ECLI:NL:GHDHA:2024:491
Gerechtshof Den Haag
- Hoger beroep
- M.J.M. van der Weijden
- Chr.Th.P.M. Zandhuis
- T.A. de Hek
- Rechtspraak.nl
Hoger beroep inzake de vaststelling van de WOZ-waarde van een woning
In deze zaak gaat het om een hoger beroep tegen de uitspraak van de Rechtbank Den Haag, waarin de waarde van een woning is vastgesteld door de Heffingsambtenaar van de Belastingen Bollenstreek.
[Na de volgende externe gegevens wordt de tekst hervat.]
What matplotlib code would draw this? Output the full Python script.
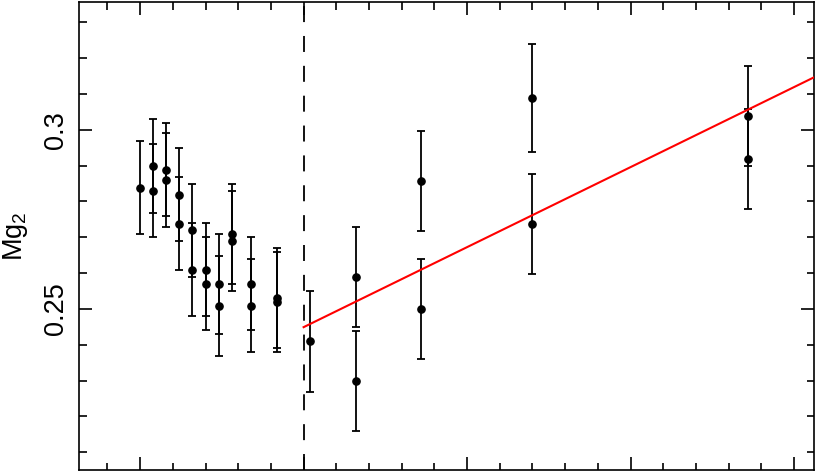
import numpy as np
import matplotlib
matplotlib.use('Agg')
import matplotlib.pyplot as plt
from matplotlib.ticker import MultipleLocator, FixedLocator, NullFormatter

plt.rcParams['font.family'] = ['Liberation Sans', 'DejaVu Sans']
plt.rcParams['mathtext.fontset'] = 'custom'
plt.rcParams['mathtext.rm'] = 'Liberation Sans'
plt.rcParams['mathtext.it'] = 'Liberation Sans'
plt.rcParams['lines.scale_dashes'] = False

# inner points (left of the dashed line)
x_in = [1.00, 1.04, 1.04, 1.08, 1.08, 1.12, 1.12, 1.16, 1.16, 1.20,
        1.20, 1.24, 1.24, 1.28, 1.28, 1.34, 1.34, 1.42, 1.42]
mg2_in = [0.2839, 0.2899, 0.2830, 0.2889, 0.2860, 0.2819, 0.2738, 0.2720, 0.2609, 0.2609,
          0.2570, 0.2570, 0.2509, 0.2709, 0.2690, 0.2570, 0.2509, 0.2530, 0.2519]
err_in = [0.013, 0.013, 0.013, 0.013, 0.013, 0.013, 0.013, 0.013, 0.013, 0.013,
          0.013, 0.014, 0.014, 0.014, 0.014, 0.013, 0.013, 0.014, 0.014]

# outer points (right of the dashed line)
x_out = [1.52, 1.66, 1.66, 1.86, 1.86, 2.20, 2.20, 2.86, 2.86]
mg2_out = [0.2409, 0.2589, 0.2299, 0.2858, 0.2499, 0.3089, 0.2738, 0.3039, 0.2919]
err_out = [0.014, 0.014, 0.014, 0.014, 0.014, 0.015, 0.014, 0.014, 0.014]

# boundary and linear fit of the outer part
x_break = 1.5
fit_y0 = 0.2449   # Mg2 at x_break
fit_slope = 0.0447

xlim = (0.813, 3.062)
ylim = (0.205, 0.3358)

fig = plt.figure(figsize=(8.17, 4.72), dpi=100)
ax = fig.add_axes([0.0967, 0.0042, 0.9000, 0.9922])

for xs, ys, es in [(x_in, mg2_in, err_in), (x_out, mg2_out, err_out)]:
    ax.errorbar(xs, ys, yerr=es, fmt='o', color='black', ms=5.2,
                elinewidth=1.3, capsize=2.6, capthick=1.3, zorder=3)

ax.axvline(x_break, color='black', lw=1.3, linestyle=(0, (11.5, 10)))

xf = np.array([x_break, xlim[1]])
ax.plot(xf, fit_y0 + fit_slope * (xf - x_break), color='red', lw=1.5, zorder=4)

ax.set_xlim(*xlim)
ax.set_ylim(*ylim)

ax.xaxis.set_major_locator(MultipleLocator(0.5))
ax.xaxis.set_minor_locator(MultipleLocator(0.1))
ax.xaxis.set_major_formatter(NullFormatter())
ax.yaxis.set_major_locator(FixedLocator([0.25, 0.3]))
ax.yaxis.set_minor_locator(MultipleLocator(0.01))
ax.set_yticklabels(['0.25', '0.3'], rotation=90, va='center', fontsize=19.5)

ax.tick_params(which='both', direction='in', top=True, right=True, width=1.2)
ax.tick_params(which='major', length=9.5)
ax.tick_params(which='minor', length=5.4)
ax.tick_params(axis='y', which='major', pad=7)
for s in ax.spines.values():
    s.set_linewidth(1.2)

ax.set_ylabel(r'Mg$_2$', fontsize=19.5)
ax.yaxis.set_label_coords(-0.066, 0.5)

fig.savefig('out.png', dpi=100)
De belanghebbende, eigenaar van een appartement, was het niet eens met de vastgestelde WOZ-waarde van € 607.000 voor het kalenderjaar 2021. De Heffingsambtenaar had deze waarde bepaald op basis van een waarderapport en een vergelijking met andere woningen in de omgeving. De Rechtbank had het beroep van de belanghebbende ongegrond verklaard, waarna de belanghebbende in hoger beroep ging. Tijdens de mondelinge behandeling in het Hof werd de waarde van de woning opnieuw ter discussie gesteld. De belanghebbende voerde aan dat de waarde te hoog was vastgesteld en dat er onvoldoende rekening was gehouden met de onderhoudstoestand van de woning en de gevolgen van de coronacrisis. Het Hof oordeelde echter dat de Heffingsambtenaar zijn bewijslast had voldaan en dat de waarde van de woning niet te hoog was vastgesteld. Het Hof bevestigde de uitspraak van de Rechtbank en wees de verzoeken van de belanghebbende af.